ABSTRACT

In a recent discussion with Komori Yo¯ichi, the Chinese intellectual Sun Ge expresses her doubts about the efficacy of contemporary Japanese criticisms of the Japanese emperor system.1 She argues that while critiques of Japanese nationalism have by and large completely dissolved its intrinsic foundations on the level of rational knowledge, they do not appear to have had any effect whatsoever on the ‘society of the emperor system’ (tenno¯sei shakai), the ideology grounded in the socio-historical base of Japanese society and the everyday lives of the Japanese. Referring to the critiques of nationalism advanced in previous generations, Sun takes present-day Japanese scholarly discourse to task for focusing on criticism as an end in itself rather than making any meaningful contribution to changing the current state of affairs.
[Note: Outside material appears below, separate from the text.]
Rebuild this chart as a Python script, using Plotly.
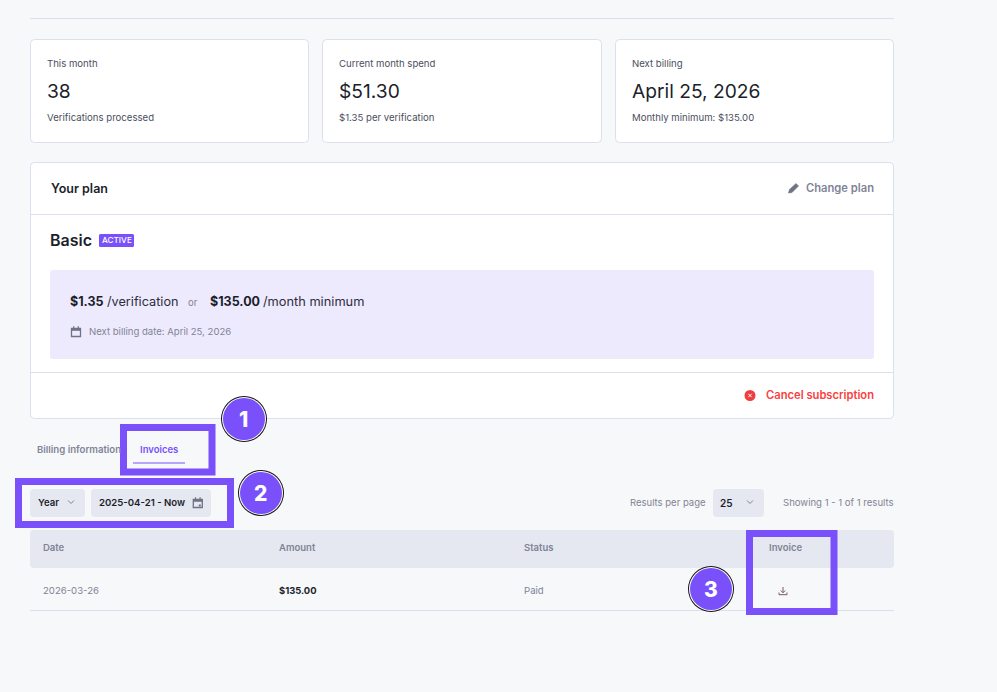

According to Sun, the present Japanese discourse is especially lacking in its ability to take into account what she calls ‘the realm of the sense of the skin [hifu kankaku],’ the only route, she argues, by which criticism can penetrate the ideological centre of the system.2 While Takeuchi’s postwar efforts to advance people’s rights by creating a channel for articulating popular sentiment into a democratic politics (what he called nationalism) is singled out for praise, as an attempt to reroute popular sentiment away from the state nationalist cause, Sun thinks the majority of Japanese postwar intellectuals have failed miserably on this score. This, as far as it goes, is a criticism that every Japanese intellectual should take very seriously. At the same time, however, it has been my contention that while the problem of nationalism necessarily entails the question of practice, it must also be located in the context of strategic difficulties of integrating popular voices into the public political domain in our increasingly complex, pluralistic, and information-based societies. Only by doing this will we be able to see the current state of Japanese society, what Sun describes as ‘the society of the emperor system,’ in a historical context, one that is intimately related to the structural transformations of postwar Japanese society.